## Aim
From the listing below, pull out the lines that hold "matplotlib".

+-------+

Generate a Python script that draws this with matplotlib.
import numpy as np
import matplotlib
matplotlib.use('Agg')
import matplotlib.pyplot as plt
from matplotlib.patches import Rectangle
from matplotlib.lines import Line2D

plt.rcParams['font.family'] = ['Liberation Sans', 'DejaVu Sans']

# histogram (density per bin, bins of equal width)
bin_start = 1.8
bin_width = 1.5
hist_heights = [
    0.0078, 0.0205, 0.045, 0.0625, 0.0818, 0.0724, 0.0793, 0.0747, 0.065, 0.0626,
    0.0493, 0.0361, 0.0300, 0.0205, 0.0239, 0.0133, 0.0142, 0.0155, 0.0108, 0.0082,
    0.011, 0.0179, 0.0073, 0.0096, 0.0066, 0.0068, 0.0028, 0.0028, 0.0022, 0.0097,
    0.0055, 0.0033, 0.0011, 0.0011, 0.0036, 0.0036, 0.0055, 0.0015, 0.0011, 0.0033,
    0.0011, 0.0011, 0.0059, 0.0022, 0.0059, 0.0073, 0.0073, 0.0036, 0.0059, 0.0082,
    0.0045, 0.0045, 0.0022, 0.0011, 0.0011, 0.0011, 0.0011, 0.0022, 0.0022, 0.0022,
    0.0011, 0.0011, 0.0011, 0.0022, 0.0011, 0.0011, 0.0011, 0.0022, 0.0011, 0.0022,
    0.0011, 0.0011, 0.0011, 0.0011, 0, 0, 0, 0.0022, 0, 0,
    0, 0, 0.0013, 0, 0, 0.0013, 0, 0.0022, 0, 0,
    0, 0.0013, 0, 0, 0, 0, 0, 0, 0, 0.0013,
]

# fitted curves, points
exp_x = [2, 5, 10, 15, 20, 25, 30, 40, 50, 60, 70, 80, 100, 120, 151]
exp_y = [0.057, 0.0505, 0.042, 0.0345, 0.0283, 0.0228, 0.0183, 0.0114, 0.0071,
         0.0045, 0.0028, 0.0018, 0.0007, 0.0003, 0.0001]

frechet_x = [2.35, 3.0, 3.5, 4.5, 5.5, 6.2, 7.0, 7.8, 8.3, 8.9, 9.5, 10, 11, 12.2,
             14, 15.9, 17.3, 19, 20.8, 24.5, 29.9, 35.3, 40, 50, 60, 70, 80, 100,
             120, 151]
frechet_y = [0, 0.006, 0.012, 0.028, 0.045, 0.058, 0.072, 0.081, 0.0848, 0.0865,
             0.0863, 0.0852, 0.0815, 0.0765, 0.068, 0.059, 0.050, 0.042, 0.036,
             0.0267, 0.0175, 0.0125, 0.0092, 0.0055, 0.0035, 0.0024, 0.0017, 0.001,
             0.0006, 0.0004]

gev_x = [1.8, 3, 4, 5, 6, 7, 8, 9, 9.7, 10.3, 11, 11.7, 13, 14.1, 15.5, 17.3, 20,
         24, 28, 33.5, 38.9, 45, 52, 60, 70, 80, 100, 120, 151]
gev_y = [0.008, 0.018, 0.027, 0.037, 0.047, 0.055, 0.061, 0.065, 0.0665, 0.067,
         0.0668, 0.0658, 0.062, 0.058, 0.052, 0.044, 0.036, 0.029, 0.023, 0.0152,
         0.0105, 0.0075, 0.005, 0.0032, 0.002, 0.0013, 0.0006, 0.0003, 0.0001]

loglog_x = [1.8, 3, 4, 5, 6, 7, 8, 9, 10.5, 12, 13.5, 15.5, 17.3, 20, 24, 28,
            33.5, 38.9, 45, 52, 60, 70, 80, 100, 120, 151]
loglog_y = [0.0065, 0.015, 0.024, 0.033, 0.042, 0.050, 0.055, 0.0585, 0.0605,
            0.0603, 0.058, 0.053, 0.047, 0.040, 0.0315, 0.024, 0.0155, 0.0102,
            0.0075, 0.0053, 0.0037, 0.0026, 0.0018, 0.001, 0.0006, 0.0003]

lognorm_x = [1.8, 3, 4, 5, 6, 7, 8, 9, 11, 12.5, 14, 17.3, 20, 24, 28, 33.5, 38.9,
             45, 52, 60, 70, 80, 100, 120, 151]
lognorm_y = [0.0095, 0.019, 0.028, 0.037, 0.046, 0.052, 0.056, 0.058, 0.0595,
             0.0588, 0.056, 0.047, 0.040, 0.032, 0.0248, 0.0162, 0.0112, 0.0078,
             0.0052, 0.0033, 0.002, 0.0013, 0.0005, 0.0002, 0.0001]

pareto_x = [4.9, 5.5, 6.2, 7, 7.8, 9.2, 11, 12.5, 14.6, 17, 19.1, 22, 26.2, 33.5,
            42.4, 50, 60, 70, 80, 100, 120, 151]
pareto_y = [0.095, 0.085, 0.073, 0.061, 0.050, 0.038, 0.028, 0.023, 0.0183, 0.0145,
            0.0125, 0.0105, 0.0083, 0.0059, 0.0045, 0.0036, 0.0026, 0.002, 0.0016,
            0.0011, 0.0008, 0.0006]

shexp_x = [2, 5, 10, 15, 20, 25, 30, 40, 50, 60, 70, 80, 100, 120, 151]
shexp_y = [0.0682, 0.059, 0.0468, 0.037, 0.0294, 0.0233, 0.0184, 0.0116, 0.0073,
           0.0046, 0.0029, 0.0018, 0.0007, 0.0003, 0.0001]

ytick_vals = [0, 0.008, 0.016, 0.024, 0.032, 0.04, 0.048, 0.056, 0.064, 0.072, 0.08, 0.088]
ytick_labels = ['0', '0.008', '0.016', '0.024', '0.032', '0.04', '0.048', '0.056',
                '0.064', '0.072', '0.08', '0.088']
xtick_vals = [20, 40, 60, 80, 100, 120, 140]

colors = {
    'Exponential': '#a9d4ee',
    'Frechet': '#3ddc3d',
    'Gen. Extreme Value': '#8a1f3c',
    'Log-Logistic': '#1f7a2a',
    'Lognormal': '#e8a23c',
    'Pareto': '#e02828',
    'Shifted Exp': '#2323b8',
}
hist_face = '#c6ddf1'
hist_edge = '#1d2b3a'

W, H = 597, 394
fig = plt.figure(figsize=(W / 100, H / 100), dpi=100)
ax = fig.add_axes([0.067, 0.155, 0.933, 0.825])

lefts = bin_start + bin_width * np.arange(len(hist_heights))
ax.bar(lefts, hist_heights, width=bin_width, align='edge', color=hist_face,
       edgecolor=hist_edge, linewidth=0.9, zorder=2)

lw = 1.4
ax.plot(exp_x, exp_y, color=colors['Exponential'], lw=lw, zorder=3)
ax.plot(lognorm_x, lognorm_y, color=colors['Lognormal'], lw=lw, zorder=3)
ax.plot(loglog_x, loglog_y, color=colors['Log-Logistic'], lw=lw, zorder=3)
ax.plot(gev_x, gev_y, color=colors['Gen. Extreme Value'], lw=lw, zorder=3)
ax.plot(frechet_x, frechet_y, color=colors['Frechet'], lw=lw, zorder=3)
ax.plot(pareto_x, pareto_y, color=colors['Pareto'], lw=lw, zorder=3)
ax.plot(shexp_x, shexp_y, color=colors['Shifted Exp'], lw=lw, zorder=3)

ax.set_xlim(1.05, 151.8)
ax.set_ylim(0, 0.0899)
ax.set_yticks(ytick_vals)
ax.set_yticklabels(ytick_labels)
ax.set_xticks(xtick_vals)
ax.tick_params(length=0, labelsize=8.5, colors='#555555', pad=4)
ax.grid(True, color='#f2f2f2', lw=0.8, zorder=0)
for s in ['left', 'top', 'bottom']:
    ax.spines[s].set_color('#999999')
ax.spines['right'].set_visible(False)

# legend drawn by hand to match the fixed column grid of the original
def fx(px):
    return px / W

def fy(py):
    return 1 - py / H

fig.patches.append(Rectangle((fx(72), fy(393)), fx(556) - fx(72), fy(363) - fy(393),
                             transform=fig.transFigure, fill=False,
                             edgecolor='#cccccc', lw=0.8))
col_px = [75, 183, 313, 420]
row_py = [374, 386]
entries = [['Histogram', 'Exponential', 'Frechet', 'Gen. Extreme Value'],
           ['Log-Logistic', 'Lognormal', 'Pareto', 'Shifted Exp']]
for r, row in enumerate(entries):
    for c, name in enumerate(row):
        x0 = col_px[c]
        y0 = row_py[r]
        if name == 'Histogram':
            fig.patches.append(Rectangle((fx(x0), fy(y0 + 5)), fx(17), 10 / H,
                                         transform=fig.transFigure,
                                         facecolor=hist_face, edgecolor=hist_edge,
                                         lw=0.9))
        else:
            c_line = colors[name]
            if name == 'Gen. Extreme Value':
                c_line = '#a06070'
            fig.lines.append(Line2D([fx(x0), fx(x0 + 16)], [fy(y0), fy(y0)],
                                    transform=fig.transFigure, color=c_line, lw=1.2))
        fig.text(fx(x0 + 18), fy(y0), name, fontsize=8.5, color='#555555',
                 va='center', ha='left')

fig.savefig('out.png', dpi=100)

+-------+

## Task response
Generate a Python script that draws this with matplotlib.
import matplotlib
matplotlib.use('Agg')
import matplotlib.pyplot as plt
from matplotlib.patches import Rectangle
from matplotlib.lines import Line2D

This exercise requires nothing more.